Any tale of redundancies on such a scale is a human tragedy, whether it be in a car factory or a University. But the two cases are not entirely parallel. For a car factory, the goal of the business is to make a profit. A sensible employer will try to maintain a cheerful and committed workforce, but ultimately they may be sacrificed if it proves possible to cut costs by, for instance, getting machines to do jobs that were previously done by people. The fact that a University is adopting that approach – sacking its academic staff to improve its bottom line – is an intellectual as well as a human tragedy. It shows how far we have moved towards the identification of universities with businesses.
Traditionally, a university was regarded as an institution whose primary function was the furtherance of learning and knowledge. Money was needed to maintain the infrastructure and pay the staff, but the money was a means to an end, not an end in itself. However, it seems that this quaint notion is now rejected in favour of a model of a university whose success is measured in terms of its income, not in terms of its intellectual capital.
The opening paragraph of the 'consultation document' is particularly telling: "King’s has built a reputation for excellence and has established itself as a world class university. Our success has been built on growing research volumes in key areas, improving research quality, developing our resources and offering quality teaching to attract the best students in an increasingly competitive environment." Note there is no mention of the academic staff of the institution. They are needed, of course, to "grow research volumes" (ugh!), just as factory workers are needed to manufacture cars. But they aren't apparently seen as a key feature of a successful academic institution. Note too the emphasis is on increasing the amount of research rather than research quality.
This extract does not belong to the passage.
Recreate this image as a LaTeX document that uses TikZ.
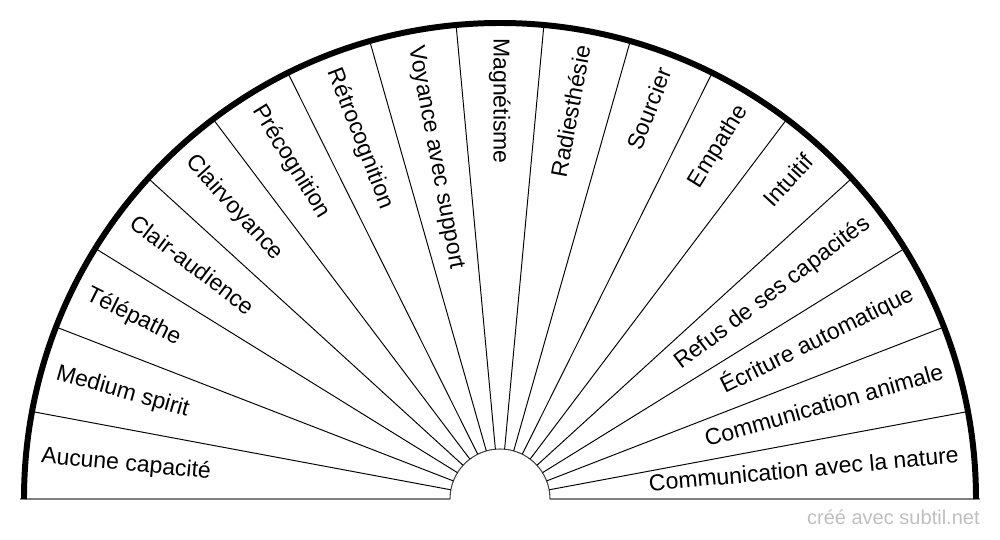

The most chilling feature of the document is the list of criteria that will be used to determine which staff are 'at risk'. You are safe if you play a key role in teaching, or if you have grant income that exceeds a specified amount, dependent on your level of seniority.
What's wrong with this? Well, here are four points just for starters:
1. KCL management justifies its actions as key for "maintaining and improving our position as one of the world’s leading institutions". Sorry, I just don't get it. You don't improve your position by shedding staff, creating a culture of fear, and deterring research superstars from applying for positions in your institution in future.
2. The 'restructuring' treats individual scientists as islands. The Institute of Psychiatry has over the years built up a rich research community, where there are opportunities for people to bounce ideas off each other and bring complementary skills to tackling difficult problems. Making individuals redundant won't just remove an expense from the KCL balance sheet – it will also affect the colleagues of those who are sacked.
3. As I've argued previously, the use of research income as a proxy measure of research excellence distorts and damages science. It provides incentives for researchers to get grants for the sake of it – the more numerous and more expensive the better. We end up with a situation where there is terrific waste because everyone has a massive backlog of unpublished work.
4. I suspect that part of the motivation behind the "restructuring" is in the hope that new buildings and infrastructure might reverse the poor showing of KCL in recent league tables of student satisfaction. If so, the move has backfired spectacularly. The student body at KCL has started a petition against the sackings, which has drawn attention to the issue worldwide.I urge readers to sign it.
Management at KCL just doesn't seem to get a very basic fact about running a university: Its academic staff are vital for the university's goal of achieving academic excellence. They need to be fostered, not bullied. One feels that if KCL were falling behind in a boat race, they'd respond by throwing out some of the rowers.